Can I ask some of you to try the script I placed in a previous post above. It is the full script which I have in a file called plane_depth.py and I use it as follows:

python -i plane_depth.py

If possible, could you also try the following option:

python -i plane_depth.py --order 1

Can you then report what the results are?

natevm commented 2 years ago

@Neburski could you run that script with headless=False and see if you still get this issue? I suspect this is a race condition when headless mode is enabled.

Neburski commented 2 years ago

@Neburski could you run that script with headless=False and see if you still get this issue? I suspect this is a race condition when headless mode is enabled.

@natevm When I set headless = False, I get the same results, however, when I also set lazy_updates = False, I get the results that I expect.
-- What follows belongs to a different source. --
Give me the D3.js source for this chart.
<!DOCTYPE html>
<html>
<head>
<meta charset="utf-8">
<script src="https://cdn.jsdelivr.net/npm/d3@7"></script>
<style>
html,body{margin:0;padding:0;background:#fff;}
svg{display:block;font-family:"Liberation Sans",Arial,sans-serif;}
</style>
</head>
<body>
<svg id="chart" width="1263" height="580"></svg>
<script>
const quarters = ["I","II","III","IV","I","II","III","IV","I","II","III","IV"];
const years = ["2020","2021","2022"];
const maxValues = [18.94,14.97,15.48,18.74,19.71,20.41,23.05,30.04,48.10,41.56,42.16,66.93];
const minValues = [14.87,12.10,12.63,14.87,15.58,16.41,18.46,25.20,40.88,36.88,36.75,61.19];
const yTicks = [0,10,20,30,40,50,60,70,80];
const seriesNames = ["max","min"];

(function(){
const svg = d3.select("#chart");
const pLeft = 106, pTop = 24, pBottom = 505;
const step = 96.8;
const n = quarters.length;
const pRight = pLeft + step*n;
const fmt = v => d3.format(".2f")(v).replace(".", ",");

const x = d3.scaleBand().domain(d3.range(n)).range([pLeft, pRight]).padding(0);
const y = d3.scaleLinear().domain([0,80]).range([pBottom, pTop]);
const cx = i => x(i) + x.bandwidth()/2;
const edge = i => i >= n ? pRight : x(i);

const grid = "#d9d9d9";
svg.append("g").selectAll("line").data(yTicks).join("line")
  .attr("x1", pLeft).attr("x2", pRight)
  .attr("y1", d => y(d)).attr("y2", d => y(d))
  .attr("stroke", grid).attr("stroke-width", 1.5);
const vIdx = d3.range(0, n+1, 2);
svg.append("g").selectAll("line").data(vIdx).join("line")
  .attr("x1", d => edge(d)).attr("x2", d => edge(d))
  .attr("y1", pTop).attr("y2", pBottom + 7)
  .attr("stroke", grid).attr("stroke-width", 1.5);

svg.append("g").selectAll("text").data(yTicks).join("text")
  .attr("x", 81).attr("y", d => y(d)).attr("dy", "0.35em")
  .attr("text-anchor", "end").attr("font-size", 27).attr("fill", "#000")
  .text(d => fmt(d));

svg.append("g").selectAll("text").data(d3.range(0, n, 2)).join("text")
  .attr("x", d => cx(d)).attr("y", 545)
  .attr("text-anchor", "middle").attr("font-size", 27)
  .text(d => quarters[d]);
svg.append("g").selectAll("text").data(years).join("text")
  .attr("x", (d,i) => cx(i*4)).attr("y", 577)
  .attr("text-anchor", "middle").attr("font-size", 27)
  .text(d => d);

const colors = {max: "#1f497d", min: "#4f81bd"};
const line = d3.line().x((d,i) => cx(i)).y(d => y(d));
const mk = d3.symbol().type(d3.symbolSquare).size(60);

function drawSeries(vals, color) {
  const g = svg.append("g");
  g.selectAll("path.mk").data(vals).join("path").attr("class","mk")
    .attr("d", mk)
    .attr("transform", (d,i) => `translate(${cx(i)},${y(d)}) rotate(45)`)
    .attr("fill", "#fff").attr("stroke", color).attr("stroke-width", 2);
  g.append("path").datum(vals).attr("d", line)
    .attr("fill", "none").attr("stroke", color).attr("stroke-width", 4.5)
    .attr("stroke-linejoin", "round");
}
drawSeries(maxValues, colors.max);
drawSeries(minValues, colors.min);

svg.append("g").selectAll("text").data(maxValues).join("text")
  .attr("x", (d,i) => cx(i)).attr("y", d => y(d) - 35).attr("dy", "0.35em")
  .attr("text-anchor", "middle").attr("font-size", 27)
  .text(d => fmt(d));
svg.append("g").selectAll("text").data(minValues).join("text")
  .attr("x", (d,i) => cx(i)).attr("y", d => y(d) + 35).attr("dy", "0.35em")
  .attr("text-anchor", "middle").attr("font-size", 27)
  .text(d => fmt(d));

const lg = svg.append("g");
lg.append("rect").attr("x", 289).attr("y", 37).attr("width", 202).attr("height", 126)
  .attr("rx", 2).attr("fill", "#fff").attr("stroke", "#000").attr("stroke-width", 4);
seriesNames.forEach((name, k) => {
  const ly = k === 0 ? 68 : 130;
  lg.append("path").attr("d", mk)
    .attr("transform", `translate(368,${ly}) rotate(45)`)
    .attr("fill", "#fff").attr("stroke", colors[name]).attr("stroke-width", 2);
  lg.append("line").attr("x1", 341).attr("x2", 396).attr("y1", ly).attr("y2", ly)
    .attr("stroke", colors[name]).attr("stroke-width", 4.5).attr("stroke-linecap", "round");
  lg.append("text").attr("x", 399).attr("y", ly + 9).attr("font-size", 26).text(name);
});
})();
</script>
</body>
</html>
So when both headless and lazy_updates are True, then the results are not as they should be. I would say there is a minor bug somewhere when those two options are True, do you agree?

Also, swapping the order has no impact anymore as it should be.

natevm commented 2 years ago

@Neburski could you run that script with headless=False and see if you still get this issue? I suspect this is a race condition when headless mode is enabled.

@natevm When I set headless = False, I get the same results, however, when I also set lazy_updates = False, I get the results that I expect. So when both headless and lazy_updates are True, then the results are not as they should be. I would say there is a minor bug somewhere when those two options are True, do you agree?

Also, swapping the order has no impact anymore as it should be.

Aha, this is useful information. That confirms this is indeed a race condition when lazy updating is enabled. (I think headless mode always assumes lazy updating, which delays updating scene acceleration structures until a render call, at which point all updates are batched for improved performance)

manuelli commented 2 years ago

For reference I rendered those scenes with headless=False and didn't explicitly specify lazy_updates which matches what we are seeing.

natevm commented 2 years ago

For the moment, I'm going to change the behavior of "lazy_updates". In retrospect, lazy_updates was kinda a temporary measure to try to gain some perf. But I think a better mechanism is to just use the "enable_updates" and "disable_updates" functions instead to scope sections where many components are being generated.

So I'm for now going to remove lazy_updates from the initialize function and then assume the "false" behavior there.